BUCC 2019 : Building and Using Comparable Corpora
Call For Papers
Comparable corpora with various degrees of comparability (from noisy parallel corpora to random web snapshots) have been used in a range of applications, including Information Retrieval, Machine Translation, Cross-lingual text classification, etc. We believe that the linguistic definitions and observations related to comparable corpora can improve methods to mine such corpora for applications of statistical NLP, for example to extract parallel corpora from comparable corpora for neural MT, see the BUCC shared tasks in the past years.

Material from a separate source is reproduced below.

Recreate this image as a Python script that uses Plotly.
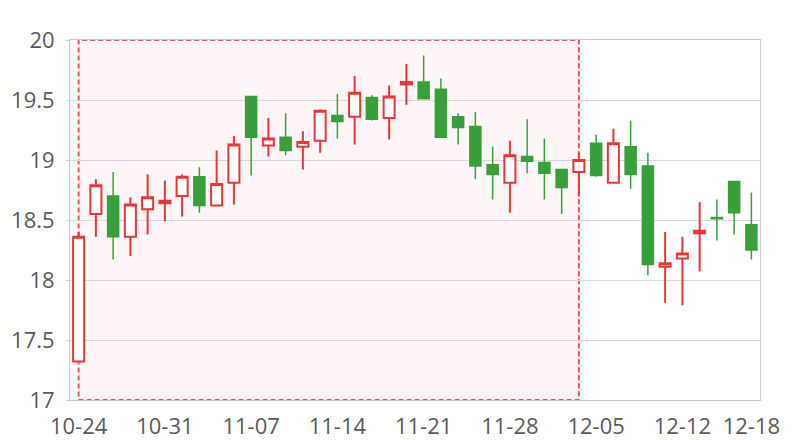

The special topic for this year is Neural Networks for Building and Using Comparable Corpora. The workshop is co-located with RANLP'19.
We solicit contributions to the following topics:
Building Comparable Corpora
• Automatic and semi-automatic methods
• Methods to mine parallel and non-parallel corpora from the Web
• Tools and criteria to evaluate the comparability of corpora
• Parallel vs non-parallel corpora, monolingual corpora
• Rare and minority languages, across language families
• Multi-media/multi-modal comparable corpora
Applications of comparable corpora
• Human translations
• Language learning
• Cross-language information retrieval & document categorization
• Bilingual projections
• Machine translation
• Writing assistance
Mining from Comparable Corpora
• Cross-language distributional semantics
• Extraction of parallel segments or paraphrases from comparable corpora
• Methods to extract parallel from non-parallel corpora (e.g. to provide for low-resource languages in neural machine translation)
• Extraction of bilingual and multilingual translations of single words and multi-word expressions; proper names, named entities, etc.